[Stored entries]

────────

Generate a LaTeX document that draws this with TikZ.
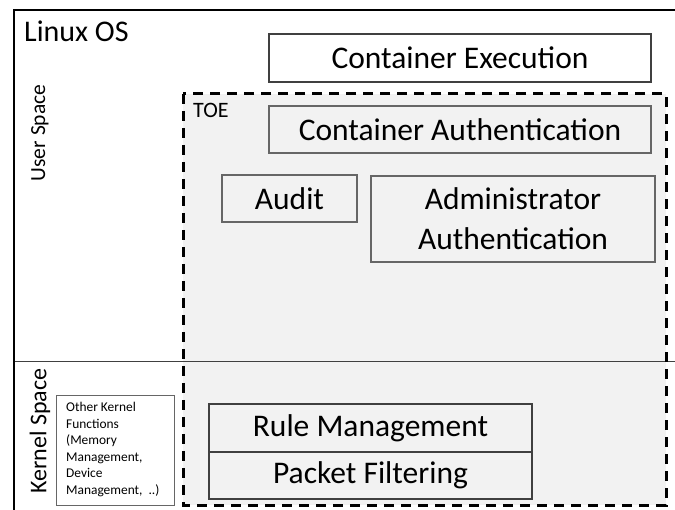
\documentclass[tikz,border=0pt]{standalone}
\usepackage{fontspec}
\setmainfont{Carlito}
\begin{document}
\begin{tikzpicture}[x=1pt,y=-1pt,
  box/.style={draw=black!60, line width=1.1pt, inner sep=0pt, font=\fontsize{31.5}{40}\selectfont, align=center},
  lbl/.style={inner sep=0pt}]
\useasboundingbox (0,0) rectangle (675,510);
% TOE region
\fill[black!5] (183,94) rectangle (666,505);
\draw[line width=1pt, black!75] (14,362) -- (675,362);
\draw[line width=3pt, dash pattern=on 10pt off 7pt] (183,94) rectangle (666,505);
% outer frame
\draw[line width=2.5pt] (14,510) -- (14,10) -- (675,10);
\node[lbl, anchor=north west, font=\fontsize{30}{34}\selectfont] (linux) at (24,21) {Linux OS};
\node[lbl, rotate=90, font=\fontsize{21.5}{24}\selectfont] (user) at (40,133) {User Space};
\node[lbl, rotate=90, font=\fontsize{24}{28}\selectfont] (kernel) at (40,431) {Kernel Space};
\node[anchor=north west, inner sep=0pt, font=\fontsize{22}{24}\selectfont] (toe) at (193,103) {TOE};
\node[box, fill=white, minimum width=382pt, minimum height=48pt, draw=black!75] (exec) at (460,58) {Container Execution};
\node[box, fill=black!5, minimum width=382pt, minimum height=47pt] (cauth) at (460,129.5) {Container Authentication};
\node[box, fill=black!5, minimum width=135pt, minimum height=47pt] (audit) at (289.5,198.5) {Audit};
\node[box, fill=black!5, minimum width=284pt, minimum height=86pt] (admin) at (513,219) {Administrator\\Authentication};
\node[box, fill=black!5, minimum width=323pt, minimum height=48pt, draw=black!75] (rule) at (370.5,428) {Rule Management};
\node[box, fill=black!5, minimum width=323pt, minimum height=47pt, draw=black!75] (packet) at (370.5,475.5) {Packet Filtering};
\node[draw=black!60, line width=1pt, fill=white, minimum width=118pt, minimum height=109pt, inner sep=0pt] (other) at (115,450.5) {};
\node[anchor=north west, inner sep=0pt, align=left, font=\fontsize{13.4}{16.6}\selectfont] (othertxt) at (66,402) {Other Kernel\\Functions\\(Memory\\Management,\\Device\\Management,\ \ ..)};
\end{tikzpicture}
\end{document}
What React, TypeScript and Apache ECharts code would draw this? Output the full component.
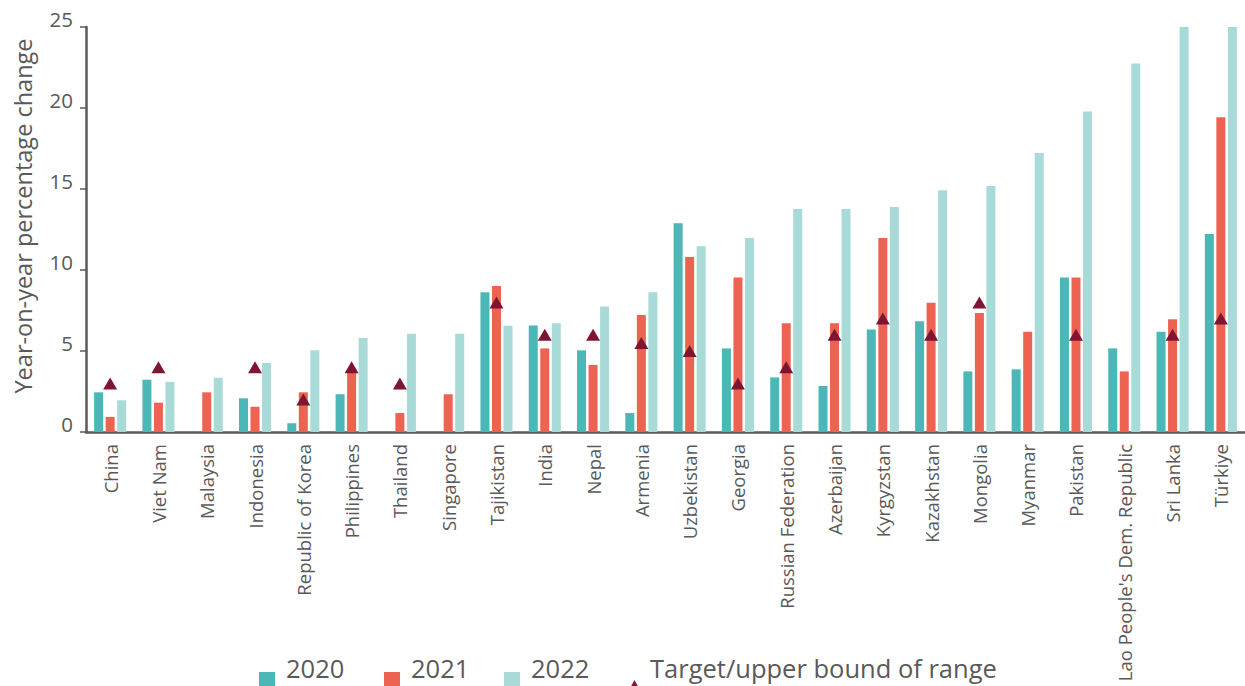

────────

#### To do:
From the material above, copy each line that includes the word "this".

#### Correct answer:
Generate a LaTeX document that draws this with TikZ.
What React, TypeScript and Apache ECharts code would draw this? Output the full component.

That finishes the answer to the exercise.